_WHAT THE TASK REQUIRES_: Skip pictures; extract every line from the one with "Convert this chart to matplotlib code." through the one with "plt.rcParams['font.family'] = ['Liberation", exactly as written.

══════════

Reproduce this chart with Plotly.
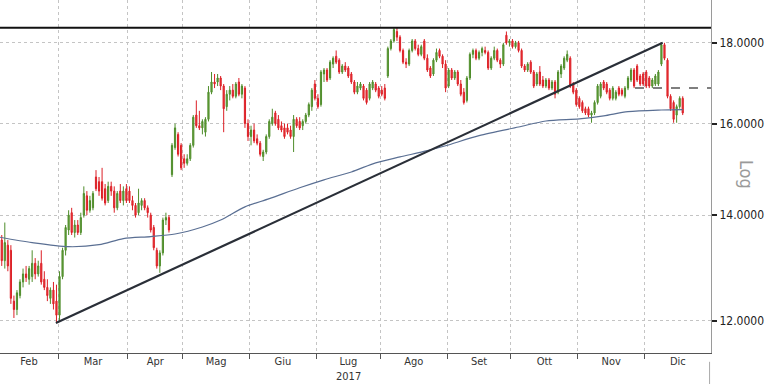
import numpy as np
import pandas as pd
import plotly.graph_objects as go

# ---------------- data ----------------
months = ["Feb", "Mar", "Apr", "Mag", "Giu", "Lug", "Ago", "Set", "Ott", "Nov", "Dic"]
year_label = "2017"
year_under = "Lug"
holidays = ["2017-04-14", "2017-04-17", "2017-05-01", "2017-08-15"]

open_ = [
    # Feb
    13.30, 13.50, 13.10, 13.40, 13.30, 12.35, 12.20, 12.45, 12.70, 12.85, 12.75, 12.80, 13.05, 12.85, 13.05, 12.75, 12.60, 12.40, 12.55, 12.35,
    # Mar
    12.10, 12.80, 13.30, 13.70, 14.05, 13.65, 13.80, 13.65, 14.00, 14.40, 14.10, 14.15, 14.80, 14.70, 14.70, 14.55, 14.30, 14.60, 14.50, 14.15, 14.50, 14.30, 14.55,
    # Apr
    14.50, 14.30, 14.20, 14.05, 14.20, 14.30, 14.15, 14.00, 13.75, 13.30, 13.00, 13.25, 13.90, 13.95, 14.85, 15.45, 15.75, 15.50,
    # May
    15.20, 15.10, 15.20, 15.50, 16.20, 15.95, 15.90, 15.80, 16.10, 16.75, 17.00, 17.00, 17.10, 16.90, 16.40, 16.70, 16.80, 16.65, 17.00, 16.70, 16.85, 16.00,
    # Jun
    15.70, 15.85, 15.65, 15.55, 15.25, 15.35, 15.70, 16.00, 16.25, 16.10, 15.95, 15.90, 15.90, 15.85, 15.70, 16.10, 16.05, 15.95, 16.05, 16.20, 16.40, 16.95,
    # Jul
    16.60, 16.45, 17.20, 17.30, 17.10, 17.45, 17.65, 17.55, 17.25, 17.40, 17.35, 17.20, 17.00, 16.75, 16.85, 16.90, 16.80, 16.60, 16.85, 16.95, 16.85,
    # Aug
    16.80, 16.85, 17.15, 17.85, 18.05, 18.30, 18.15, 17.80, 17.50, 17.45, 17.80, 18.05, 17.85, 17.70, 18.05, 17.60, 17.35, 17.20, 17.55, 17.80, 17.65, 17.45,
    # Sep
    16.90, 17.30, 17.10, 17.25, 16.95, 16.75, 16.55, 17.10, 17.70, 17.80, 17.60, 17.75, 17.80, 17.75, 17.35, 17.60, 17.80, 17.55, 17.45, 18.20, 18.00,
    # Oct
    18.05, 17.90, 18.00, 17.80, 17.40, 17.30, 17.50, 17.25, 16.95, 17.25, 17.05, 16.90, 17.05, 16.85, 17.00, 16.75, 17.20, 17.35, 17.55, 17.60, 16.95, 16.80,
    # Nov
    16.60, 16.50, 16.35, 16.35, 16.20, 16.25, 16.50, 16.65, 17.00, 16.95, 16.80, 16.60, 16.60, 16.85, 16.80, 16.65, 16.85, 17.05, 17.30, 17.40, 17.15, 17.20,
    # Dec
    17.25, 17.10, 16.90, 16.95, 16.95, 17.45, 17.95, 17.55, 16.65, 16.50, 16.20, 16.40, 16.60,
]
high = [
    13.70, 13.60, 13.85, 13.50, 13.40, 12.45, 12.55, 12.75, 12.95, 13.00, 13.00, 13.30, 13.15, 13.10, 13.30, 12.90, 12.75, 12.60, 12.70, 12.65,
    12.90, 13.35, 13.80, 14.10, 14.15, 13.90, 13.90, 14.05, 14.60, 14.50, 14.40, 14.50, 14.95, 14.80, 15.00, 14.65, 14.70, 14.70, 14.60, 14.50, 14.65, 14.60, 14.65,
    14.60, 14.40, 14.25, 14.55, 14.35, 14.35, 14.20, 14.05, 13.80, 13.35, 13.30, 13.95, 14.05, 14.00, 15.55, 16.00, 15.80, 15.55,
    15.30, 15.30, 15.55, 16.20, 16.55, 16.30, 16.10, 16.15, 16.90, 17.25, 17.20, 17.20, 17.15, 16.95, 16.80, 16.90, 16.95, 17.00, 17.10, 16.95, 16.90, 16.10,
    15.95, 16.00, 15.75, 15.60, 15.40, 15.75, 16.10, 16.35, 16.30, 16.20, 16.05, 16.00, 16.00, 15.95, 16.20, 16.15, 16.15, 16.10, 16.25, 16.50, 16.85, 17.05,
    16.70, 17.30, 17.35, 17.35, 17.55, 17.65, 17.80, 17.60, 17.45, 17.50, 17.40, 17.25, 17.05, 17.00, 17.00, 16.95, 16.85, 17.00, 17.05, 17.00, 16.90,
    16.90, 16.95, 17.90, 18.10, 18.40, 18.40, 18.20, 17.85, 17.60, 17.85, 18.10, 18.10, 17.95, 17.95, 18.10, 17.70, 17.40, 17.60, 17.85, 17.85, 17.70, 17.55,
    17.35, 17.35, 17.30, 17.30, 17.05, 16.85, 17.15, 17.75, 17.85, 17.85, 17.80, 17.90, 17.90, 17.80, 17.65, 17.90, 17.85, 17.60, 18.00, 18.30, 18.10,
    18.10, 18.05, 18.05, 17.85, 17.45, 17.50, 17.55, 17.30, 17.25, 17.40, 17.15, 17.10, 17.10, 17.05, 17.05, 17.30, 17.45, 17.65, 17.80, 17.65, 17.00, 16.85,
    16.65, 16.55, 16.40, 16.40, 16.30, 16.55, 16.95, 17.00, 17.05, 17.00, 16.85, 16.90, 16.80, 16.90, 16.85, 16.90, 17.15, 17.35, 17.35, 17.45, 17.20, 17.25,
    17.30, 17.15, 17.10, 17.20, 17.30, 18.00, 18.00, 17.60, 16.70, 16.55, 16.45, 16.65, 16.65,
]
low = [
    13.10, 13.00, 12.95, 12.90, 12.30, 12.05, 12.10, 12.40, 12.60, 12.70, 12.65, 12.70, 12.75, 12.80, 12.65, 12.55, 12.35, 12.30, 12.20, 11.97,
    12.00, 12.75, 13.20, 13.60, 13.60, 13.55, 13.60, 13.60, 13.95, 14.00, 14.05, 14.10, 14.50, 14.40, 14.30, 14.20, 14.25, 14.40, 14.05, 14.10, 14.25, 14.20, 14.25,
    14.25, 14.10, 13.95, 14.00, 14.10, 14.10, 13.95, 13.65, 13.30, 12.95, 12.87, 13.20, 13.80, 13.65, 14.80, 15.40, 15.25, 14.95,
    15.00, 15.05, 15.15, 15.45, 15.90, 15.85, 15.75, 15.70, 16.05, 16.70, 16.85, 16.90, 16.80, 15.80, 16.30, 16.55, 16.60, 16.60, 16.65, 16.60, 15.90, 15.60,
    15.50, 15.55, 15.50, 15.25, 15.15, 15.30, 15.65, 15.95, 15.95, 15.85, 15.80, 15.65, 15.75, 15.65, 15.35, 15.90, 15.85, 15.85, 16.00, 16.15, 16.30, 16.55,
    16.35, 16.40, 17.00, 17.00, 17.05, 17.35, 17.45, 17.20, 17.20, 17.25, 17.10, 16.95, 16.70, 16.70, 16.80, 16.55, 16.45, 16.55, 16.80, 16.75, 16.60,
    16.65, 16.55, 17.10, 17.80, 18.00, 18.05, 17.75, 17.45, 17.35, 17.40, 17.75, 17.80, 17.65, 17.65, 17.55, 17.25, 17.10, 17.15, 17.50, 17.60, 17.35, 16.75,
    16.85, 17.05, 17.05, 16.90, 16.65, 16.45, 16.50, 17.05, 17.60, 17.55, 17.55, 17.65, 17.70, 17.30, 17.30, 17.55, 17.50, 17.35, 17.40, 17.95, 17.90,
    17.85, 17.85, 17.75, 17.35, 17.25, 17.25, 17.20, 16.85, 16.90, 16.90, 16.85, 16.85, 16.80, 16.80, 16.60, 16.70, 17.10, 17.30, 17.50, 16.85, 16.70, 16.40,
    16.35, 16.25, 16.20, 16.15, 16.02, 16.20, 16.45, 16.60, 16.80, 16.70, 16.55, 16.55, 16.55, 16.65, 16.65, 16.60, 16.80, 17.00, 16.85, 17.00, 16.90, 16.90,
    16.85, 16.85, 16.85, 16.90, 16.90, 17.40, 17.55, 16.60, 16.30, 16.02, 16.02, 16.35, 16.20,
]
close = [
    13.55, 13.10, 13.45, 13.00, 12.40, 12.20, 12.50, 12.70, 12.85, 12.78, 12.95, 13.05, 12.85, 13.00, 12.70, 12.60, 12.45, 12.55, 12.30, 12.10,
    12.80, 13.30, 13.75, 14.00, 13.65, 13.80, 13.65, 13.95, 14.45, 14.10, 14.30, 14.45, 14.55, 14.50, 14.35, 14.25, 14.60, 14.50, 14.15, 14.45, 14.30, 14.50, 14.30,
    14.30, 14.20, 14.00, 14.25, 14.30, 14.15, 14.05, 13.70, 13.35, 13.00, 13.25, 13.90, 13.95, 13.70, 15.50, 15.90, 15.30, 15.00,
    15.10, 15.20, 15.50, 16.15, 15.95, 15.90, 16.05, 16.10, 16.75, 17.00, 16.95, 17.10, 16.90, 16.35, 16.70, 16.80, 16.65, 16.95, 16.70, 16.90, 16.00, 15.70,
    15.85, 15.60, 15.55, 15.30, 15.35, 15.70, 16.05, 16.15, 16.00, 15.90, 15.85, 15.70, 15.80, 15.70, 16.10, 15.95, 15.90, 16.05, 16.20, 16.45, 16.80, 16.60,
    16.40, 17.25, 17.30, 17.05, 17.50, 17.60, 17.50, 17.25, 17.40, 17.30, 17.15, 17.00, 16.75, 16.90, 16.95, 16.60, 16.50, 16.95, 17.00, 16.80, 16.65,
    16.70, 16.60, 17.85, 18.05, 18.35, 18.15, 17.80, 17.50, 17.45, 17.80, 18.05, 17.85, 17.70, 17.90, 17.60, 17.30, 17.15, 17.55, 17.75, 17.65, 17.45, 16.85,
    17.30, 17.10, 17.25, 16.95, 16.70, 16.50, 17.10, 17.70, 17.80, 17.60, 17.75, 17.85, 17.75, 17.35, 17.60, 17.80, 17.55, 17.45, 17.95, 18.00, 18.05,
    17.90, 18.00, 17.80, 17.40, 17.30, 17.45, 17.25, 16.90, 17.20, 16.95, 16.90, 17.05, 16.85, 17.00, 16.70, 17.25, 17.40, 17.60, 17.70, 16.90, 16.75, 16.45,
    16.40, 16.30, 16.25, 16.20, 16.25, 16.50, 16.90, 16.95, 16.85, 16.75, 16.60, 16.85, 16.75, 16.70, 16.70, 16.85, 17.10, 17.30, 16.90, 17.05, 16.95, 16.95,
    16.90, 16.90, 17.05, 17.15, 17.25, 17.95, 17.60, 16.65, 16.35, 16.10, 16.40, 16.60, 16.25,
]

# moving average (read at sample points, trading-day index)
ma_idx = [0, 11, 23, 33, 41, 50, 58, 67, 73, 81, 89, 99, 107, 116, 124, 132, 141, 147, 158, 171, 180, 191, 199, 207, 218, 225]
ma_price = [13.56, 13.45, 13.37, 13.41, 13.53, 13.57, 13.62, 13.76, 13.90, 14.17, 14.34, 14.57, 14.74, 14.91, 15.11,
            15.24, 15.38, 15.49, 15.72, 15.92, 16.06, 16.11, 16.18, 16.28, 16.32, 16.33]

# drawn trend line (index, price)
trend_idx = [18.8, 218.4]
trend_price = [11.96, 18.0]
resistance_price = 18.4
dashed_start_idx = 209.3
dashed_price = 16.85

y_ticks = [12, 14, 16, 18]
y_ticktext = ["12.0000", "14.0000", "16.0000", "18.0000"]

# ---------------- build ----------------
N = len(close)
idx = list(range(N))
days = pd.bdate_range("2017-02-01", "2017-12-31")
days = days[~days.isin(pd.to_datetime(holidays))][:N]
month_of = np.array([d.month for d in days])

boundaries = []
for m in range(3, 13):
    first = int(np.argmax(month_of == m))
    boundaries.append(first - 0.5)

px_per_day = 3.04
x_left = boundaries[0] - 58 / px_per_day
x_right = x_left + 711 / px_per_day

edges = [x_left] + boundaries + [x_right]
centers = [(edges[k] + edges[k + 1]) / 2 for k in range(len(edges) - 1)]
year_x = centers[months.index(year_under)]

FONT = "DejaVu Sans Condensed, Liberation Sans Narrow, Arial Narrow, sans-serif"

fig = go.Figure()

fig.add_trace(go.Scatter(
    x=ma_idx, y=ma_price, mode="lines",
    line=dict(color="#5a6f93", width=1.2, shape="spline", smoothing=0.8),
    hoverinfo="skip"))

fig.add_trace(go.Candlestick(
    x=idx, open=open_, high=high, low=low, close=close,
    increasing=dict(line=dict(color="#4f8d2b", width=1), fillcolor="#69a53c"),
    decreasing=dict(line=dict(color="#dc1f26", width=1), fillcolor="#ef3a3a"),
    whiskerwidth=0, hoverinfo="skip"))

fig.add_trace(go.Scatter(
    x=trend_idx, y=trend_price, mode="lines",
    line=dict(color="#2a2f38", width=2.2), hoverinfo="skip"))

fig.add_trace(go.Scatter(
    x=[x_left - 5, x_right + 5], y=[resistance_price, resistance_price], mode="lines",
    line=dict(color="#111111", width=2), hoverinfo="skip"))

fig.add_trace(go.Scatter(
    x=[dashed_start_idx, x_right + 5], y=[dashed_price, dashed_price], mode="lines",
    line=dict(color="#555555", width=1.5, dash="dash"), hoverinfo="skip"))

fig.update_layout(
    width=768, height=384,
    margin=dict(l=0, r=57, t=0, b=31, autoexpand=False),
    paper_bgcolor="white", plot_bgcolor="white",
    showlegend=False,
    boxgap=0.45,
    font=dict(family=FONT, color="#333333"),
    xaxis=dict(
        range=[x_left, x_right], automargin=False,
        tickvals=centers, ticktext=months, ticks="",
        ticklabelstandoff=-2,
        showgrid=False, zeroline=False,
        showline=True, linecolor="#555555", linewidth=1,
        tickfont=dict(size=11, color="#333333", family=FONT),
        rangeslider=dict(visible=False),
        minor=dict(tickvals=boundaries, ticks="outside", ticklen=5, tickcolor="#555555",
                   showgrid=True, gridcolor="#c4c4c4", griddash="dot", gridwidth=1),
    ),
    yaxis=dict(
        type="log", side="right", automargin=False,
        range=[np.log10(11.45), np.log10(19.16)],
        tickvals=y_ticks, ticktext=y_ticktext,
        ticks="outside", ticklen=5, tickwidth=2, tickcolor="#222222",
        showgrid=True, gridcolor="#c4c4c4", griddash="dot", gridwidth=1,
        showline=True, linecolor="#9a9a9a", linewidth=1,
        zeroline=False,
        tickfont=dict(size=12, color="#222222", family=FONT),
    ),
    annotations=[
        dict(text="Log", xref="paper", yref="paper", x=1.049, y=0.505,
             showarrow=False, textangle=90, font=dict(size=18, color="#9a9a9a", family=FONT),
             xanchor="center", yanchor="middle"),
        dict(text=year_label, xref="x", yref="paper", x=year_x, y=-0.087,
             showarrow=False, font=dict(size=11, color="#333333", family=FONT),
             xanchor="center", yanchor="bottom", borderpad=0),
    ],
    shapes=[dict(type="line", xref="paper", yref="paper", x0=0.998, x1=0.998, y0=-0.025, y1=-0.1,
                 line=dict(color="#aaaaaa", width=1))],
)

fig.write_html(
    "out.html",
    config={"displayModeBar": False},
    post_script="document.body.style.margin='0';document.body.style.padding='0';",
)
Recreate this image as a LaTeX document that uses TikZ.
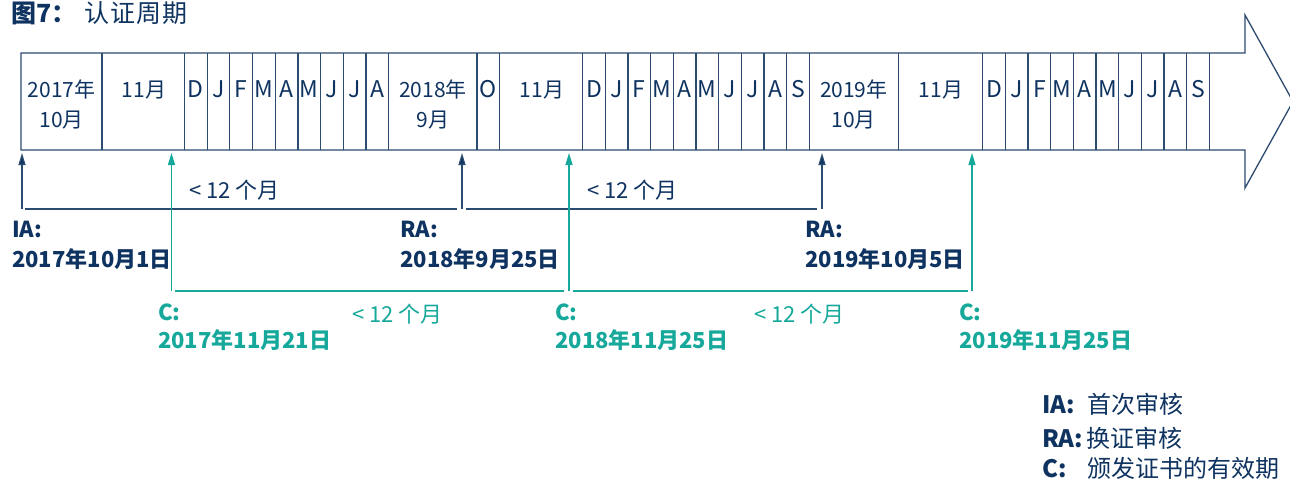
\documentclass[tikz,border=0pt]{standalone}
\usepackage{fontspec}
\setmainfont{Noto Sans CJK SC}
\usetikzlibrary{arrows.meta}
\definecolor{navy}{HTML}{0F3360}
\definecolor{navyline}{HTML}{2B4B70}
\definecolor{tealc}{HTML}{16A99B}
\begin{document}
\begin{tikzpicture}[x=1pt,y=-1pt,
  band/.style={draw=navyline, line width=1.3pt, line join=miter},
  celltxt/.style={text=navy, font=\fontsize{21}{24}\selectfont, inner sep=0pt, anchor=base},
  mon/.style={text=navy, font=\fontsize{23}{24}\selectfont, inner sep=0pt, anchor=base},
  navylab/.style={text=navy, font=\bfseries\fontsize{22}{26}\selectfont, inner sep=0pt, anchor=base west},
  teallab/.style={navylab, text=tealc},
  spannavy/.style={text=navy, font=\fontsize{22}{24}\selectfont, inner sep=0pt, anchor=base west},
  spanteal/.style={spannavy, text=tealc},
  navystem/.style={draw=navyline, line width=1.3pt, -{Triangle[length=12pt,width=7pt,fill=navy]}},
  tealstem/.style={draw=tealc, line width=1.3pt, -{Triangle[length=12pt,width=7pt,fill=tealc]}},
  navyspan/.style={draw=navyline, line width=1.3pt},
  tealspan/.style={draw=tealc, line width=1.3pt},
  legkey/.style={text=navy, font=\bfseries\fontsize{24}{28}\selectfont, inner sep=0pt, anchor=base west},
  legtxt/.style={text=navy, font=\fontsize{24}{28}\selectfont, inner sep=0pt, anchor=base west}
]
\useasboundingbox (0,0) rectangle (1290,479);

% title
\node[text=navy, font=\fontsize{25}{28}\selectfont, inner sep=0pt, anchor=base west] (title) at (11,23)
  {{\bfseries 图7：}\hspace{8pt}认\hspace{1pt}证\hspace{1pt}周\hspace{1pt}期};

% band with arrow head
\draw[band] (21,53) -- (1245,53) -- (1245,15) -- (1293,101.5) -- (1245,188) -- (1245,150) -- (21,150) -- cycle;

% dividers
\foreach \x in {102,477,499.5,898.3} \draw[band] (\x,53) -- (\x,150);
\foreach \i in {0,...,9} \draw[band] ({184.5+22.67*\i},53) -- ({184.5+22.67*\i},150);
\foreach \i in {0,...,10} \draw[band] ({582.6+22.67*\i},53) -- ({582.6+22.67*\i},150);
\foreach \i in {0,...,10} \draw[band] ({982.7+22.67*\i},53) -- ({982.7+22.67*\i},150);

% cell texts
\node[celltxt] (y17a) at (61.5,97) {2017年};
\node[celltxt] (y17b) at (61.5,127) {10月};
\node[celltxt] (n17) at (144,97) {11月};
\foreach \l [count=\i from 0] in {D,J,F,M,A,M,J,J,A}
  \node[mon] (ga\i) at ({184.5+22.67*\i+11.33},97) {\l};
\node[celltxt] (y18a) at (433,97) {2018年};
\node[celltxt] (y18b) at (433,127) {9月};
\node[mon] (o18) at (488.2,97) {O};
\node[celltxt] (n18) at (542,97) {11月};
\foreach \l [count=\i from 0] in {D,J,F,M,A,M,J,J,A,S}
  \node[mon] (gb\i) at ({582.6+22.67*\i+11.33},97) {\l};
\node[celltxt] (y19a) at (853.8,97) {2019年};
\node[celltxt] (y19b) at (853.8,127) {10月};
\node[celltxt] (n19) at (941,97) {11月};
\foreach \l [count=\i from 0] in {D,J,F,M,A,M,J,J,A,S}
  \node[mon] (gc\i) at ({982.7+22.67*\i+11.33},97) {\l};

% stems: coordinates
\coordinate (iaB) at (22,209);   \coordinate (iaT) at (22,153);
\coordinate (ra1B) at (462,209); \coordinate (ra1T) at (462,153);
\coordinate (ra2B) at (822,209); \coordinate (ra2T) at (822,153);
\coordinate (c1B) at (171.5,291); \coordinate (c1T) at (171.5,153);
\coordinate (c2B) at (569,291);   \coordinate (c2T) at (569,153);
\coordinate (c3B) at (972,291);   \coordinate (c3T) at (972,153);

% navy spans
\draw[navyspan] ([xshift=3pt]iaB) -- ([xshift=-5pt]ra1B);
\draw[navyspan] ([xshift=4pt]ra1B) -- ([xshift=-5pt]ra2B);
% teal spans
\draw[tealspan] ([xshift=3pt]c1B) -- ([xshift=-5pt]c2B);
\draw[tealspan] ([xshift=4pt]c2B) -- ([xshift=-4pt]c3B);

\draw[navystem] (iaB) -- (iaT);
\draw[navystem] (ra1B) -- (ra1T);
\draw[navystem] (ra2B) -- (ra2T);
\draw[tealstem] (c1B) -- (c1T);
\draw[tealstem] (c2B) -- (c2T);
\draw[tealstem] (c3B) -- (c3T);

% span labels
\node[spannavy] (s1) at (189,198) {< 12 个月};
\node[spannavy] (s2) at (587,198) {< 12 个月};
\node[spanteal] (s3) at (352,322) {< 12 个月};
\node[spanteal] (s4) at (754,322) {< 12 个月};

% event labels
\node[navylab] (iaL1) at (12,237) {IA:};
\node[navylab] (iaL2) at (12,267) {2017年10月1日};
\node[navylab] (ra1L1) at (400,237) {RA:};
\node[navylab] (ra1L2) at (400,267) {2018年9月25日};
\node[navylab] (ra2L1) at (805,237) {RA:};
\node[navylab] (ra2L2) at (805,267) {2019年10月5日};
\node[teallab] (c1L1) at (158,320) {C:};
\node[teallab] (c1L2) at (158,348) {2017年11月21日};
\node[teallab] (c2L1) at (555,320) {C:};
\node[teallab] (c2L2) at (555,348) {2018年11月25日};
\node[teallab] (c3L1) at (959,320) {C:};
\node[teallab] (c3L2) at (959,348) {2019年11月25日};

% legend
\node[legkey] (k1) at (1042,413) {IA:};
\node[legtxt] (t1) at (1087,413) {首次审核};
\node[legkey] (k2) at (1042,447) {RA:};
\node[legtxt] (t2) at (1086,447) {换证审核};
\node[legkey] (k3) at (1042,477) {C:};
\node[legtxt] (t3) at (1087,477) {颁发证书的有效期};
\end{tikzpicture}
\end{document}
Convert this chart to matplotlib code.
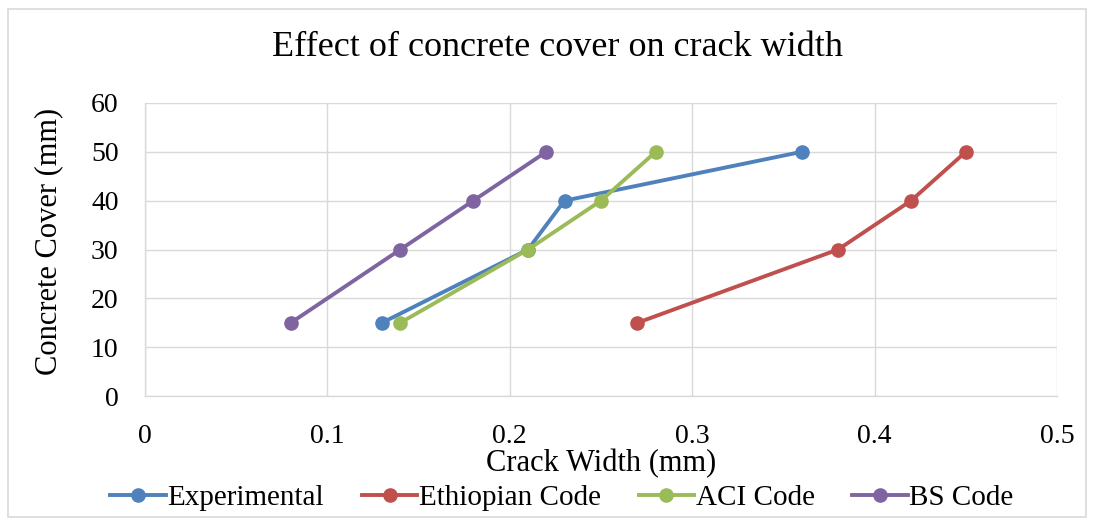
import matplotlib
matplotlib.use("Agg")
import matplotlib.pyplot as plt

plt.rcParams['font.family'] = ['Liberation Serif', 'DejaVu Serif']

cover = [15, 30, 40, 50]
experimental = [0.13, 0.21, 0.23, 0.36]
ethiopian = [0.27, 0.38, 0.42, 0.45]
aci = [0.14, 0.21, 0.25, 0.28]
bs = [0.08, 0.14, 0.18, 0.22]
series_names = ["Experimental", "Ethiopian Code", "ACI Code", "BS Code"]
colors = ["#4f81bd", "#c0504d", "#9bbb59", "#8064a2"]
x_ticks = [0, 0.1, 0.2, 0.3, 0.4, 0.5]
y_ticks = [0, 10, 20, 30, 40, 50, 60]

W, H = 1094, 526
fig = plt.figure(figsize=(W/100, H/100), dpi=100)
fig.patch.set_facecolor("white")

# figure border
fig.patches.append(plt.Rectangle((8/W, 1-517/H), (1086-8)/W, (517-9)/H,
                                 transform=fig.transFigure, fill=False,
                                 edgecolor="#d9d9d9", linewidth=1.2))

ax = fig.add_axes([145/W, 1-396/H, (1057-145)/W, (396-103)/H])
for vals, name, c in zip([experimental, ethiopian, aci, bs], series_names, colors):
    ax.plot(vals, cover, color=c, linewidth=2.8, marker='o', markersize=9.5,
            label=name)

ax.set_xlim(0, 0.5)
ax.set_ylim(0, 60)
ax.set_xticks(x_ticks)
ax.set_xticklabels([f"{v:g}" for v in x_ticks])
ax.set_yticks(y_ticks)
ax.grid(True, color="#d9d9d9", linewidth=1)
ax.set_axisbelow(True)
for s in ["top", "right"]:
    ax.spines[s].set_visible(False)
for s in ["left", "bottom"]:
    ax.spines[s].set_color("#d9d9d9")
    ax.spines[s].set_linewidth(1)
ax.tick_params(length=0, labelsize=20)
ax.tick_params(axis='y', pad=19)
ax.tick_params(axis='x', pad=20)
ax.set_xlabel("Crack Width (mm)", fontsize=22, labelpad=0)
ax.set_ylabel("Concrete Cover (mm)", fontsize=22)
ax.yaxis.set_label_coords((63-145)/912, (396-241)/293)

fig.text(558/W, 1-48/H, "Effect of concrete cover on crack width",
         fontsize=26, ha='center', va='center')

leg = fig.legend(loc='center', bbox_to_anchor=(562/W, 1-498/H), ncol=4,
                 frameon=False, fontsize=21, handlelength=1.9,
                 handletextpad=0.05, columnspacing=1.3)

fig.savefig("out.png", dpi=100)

══════════

_SOLUTION_:
Convert this chart to matplotlib code.
import matplotlib
matplotlib.use("Agg")
import matplotlib.pyplot as plt

plt.rcParams['font.family'] = ['Liberation Serif', 'DejaVu Serif']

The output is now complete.